Usually, after power has been restored on the main switchboard the generator ACB and tie breaker will automatically operate and engine will stop. If the automatic system fails, the manual procedure to stop the engine after power restoration is as follow:
- Turn the emergency generator operating mode switch to the MANUAL position.
- Manually open the emergency generator circuit breaker.
- Manually close the normal supply circuit breaker (tie breaker) to the emergency switchboard.
- Manually stop the emergency generator by pressing the STOP pushbutton on the engine panel.
- After engine stops, turn the emergency generator operating mode switch to the AUTO position.
If for some reason the emergency generators fails to start automatically, then this must be started manually either using battery starter or hydraulic starter mentioned above. The procedure of manual starting of the emergency generator and manual closing of the circuit breaker is, generally as follow:
- Check that there are no water, fuel or lubricating oil leaks and that the emergency generator is available for starting and ensure that there is no restriction on the engine starting.
- Ensure that the engine control panel is supplied with electrical power.
- Ensure that the fuel system is fully primed and that all of the valves from the fuel tank to the engine are open.
- Check the water level in the radiator expansion tank add water to the tank if necessary.
- The generator heater and switchboard heater must be switched on.
- Ensure that the starter batteries are fully charged and that they are able to supply electrical power to the starter motor.
- Check the oil level in the engine sump and replenish if necessary.
- Turn the engine control panel mode selector switch to the MAN position.
- At the engine control panel press the START pushbutton. The engine should turn over on the electric starter motor and should fire. When the engine fires the START pushbutton must be released. The engine governor will regulate the speed to the preset value.
- Check that the engine runs smoothly without excessive noise or vibration.
- When the engine is running normally and the generator voltage and frequency are correct, the generator may be connected to the switchboard. The emergency generator circuit breaker is closed by pressing the CLOSE/MAN pushbutton on the same panel.
In order to test the interlock between main switchboard and emergency switchboard the procedure is quite simple but requires attention in order to prevent total power loss during test. In this procedure the bus tie breaker (located normally in ECR and EG’s room) need to be manually open and the emergency switchboard will black out. The emergency generator will start automatically and the generator ACB will close to feed the emergency generator. To return to the normal mode, the tie breaker must be manually closed and emergency generator ACB will open and generator will automatically stop after a preset cooling time. The same test can be performed by turning the E/G SEQ TEST switch, located at the emergency switchboard, inside the emergency generator panel, to the ENG & ACB position. The bus tie breaker will receive an open command. However, during live test in presence of a surveyor or PSC officer , they will always ask to manually trip the tie breaker.

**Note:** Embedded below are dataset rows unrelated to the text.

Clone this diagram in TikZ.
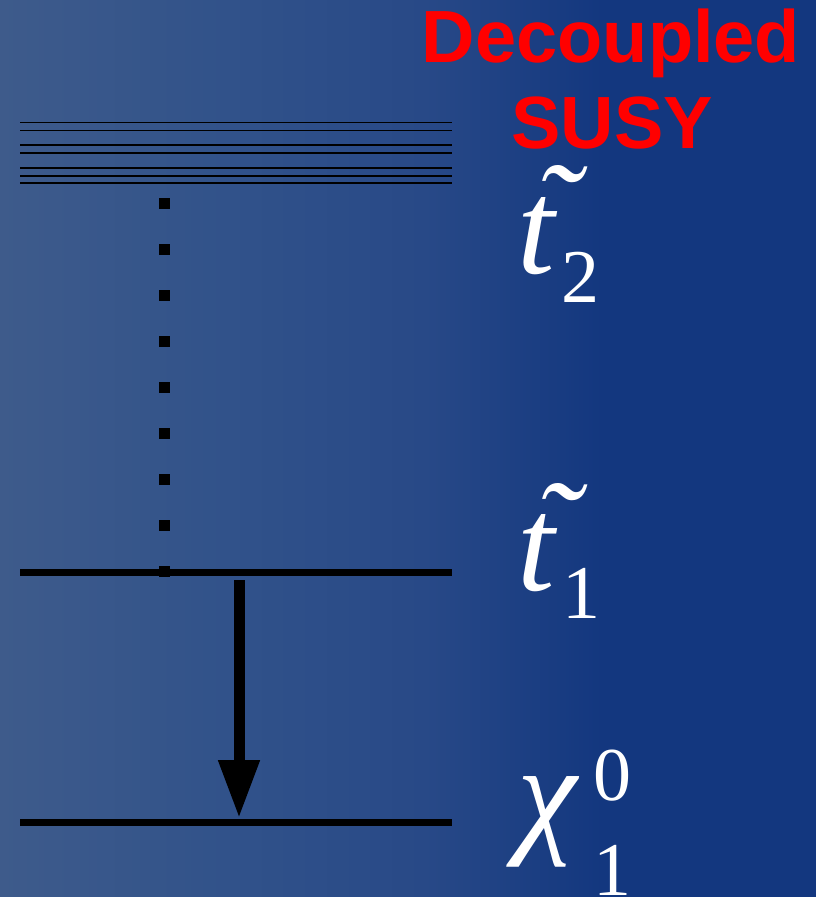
\documentclass[tikz,border=0pt]{standalone}
\usepackage{fontspec}
\setmainfont{Liberation Serif}
\newfontfamily\susyfont{Liberation Sans}
\usepackage{tikz}
\usetikzlibrary{arrows.meta,positioning}
\definecolor{bgleft}{HTML}{3E5B8B}
\definecolor{bgmidA}{HTML}{31528A}
\definecolor{bgmidB}{HTML}{284987}
\definecolor{bgright}{HTML}{13377F}
\definecolor{susyred}{HTML}{FF0000}
\pgfdeclarehorizontalshading{bgshade}{100bp}{color(0bp)=(bgleft); color(25bp)=(bgleft); color(39bp)=(bgmidA); color(51bp)=(bgmidB); color(62bp)=(bgright); color(100bp)=(bgright)}
\tikzset{level/.style={draw=black,line width=7pt},thinlevel/.style={draw=black,line width=1.3pt},decay/.style={-{Triangle[length=58pt,width=39pt]},draw=black,line width=11pt},mass/.style={text=white,inner sep=0pt,font=\itshape\fontsize{135}{135}\selectfont},idx/.style={text=white,inner sep=0pt,font=\fontsize{76}{76}\selectfont}}

\begin{document}
\begin{tikzpicture}[x=1pt,y=-1pt,title/.style={text=susyred,inner sep=0pt,anchor=base,font=\susyfont\bfseries\fontsize{74}{74}\selectfont}]
\useasboundingbox (0,0) rectangle (816,897);
\fill[shading=bgshade] (0,0) rectangle (816,897);
\node[title] (dec) at (611,62) {Decoupled};
\node[title] (susy) at (612,148) {SUSY};
\foreach \y in {122.7,130.3,145,153,168,176,183}{\draw[thinlevel] (20,\y)--(452,\y);}
\foreach \y in {203,249,...,571}{\fill (158.5,\y-5.5) rectangle +(11,11);}
\coordinate (stopL) at (20,572);
\coordinate (stopR) at (452,572);
\coordinate (chiL) at (20,822);
\coordinate (chiR) at (452,822);
\draw[level] (stopL)--(stopR);
\draw[level] (chiL)--(chiR);
\coordinate (arrtop) at (239,580);
\coordinate (arrtip) at (239,818);
\draw[decay] (arrtop)--(arrtip);
\node[mass,anchor=base] (t2) at (536,273) {t};
\node[mass,anchor=north] (t2tilde) at (557,165) {˜};
\node[idx,anchor=base] (t2idx) at (580,302) {2};
\node[mass,anchor=base] (t1) at (536,590) {t};
\node[mass,anchor=north] (t1tilde) at (557,483) {˜};
\node[idx,anchor=base] (t1idx) at (581.5,618) {1};
\node[mass,anchor=base] (chi) at (547,838) {χ};
\node[idx,anchor=base] (chisup) at (612,800) {0};
\node[idx,anchor=base] (chisub) at (612,895) {1};
\end{tikzpicture}
\end{document}
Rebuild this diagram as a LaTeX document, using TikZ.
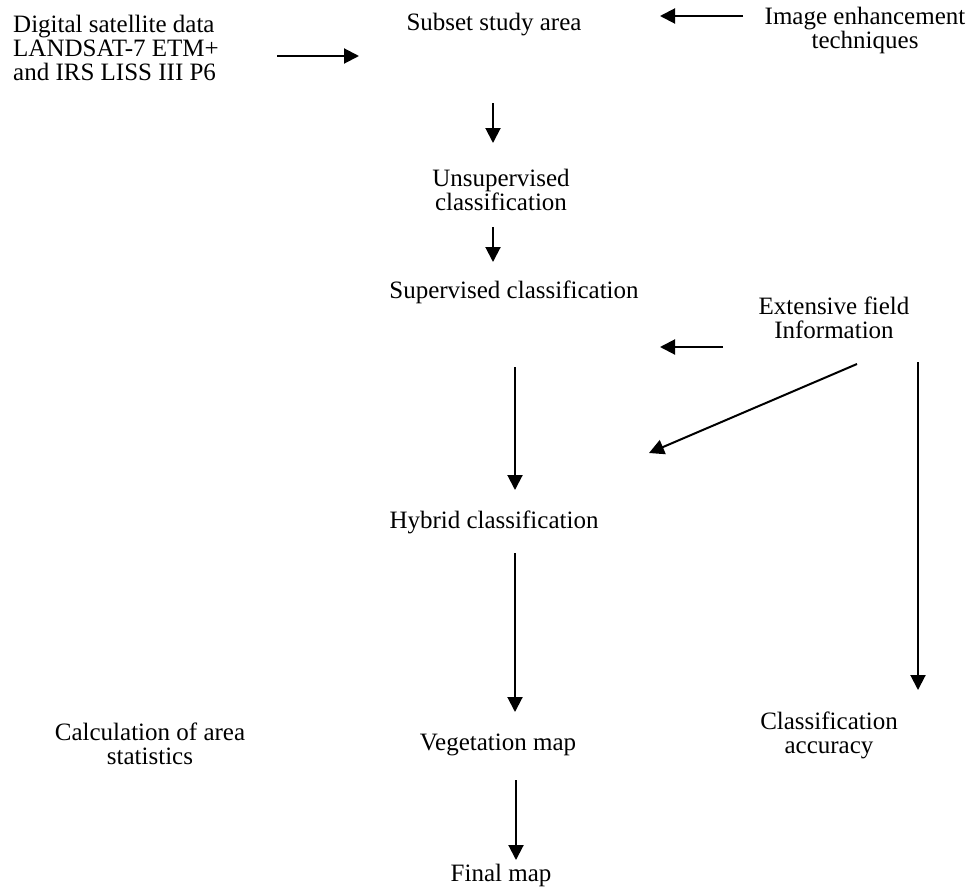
\documentclass[tikz,border=0pt]{standalone}
\usepackage{fontspec}
\setmainfont{Liberation Serif}
\usetikzlibrary{arrows.meta}
\tikzstyle{txt}=[align=center,inner sep=0pt,font=\fontsize{25}{24}\selectfont]
\tikzstyle{to}=[-{Triangle[length=15pt,width=15pt]},line width=2pt]

\begin{document}
\begin{tikzpicture}[x=1pt,y=-1pt]
    \useasboundingbox (0,0) rectangle (974,889);
        % texts
        \node[txt,align=left,anchor=west] (data) at (13,48) {Digital satellite data\\LANDSAT-7 ETM+\\and IRS LISS III P6};
        \node[txt] (subset) at (494,25) {Subset study area};
        \node[txt] (enhance) at (865,30) {Image enhancement\\techniques};
        \node[txt] (unsup) at (501,190) {Unsupervised\\classification};
        \node[txt] (sup) at (514,292) {Supervised classification};
        \node[txt] (field) at (834,318) {Extensive field\\Information};
        \node[txt] (hybrid) at (494,522) {Hybrid classification};
        \node[txt] (calc) at (150,744) {Calculation of area\\statistics};
        \node[txt] (veg) at (498,745) {Vegetation map};
        \node[txt] (acc) at (829,735) {Classification\\accuracy};
        \node[txt] (final) at (501,875) {Final map};

        % arrows
        \coordinate (subsetin) at (359,56);
        \coordinate (dataout) at (277,56)
            edge[to] (subsetin)
        ;
        \coordinate (enhancein) at (660,16);
        \coordinate (enhanceout) at (743,16)
            edge[to] (enhancein)
        ;
        \coordinate (unsupin) at (493,143);
        \coordinate (subsetout) at (493,103)
            edge[to] (unsupin)
        ;
        \coordinate (supin) at (493,262);
        \coordinate (unsupout) at (493,227)
            edge[to] (supin)
        ;
        \coordinate (fieldin) at (660,347);
        \coordinate (fieldout) at (723,347)
            edge[to] (fieldin)
        ;
        \coordinate (hybridin) at (515,490);
        \coordinate (supout) at (515,367)
            edge[to] (hybridin)
        ;
        \coordinate (diagin) at (649,453);
        \coordinate (diagout) at (857,364)
            edge[to] (diagin)
        ;
        \coordinate (accin) at (918,690);
        \coordinate (accout) at (918,362)
            edge[to] (accin)
        ;
        \coordinate (vegin) at (515,712);
        \coordinate (hybridout) at (515,553)
            edge[to] (vegin)
        ;
        \coordinate (finalin) at (516,860);
        \coordinate (vegout) at (516,780)
            edge[to] (finalin)
        ;
    \end{tikzpicture}
\end{document}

It is very important to avoid frequent consecutive start and stop of the emergency generator without cooling down as this will lead to alternator heater or winding failure. Moreover, running the engine on idle before stop will allow the cooling water and lube oil to carry away heat from the combustion chambers, bearings and turbocharger. It is very important for the turbocharger where frequent sudden stops can result in damage to the bearings and seals.
Generally the idling period before stop is set for 5 minutes and the time period should not be extended, as long periods of idling will result in poor combustion and build-up of carbon deposits in the engine combustion chamber, exhaust manifold and turbocharger.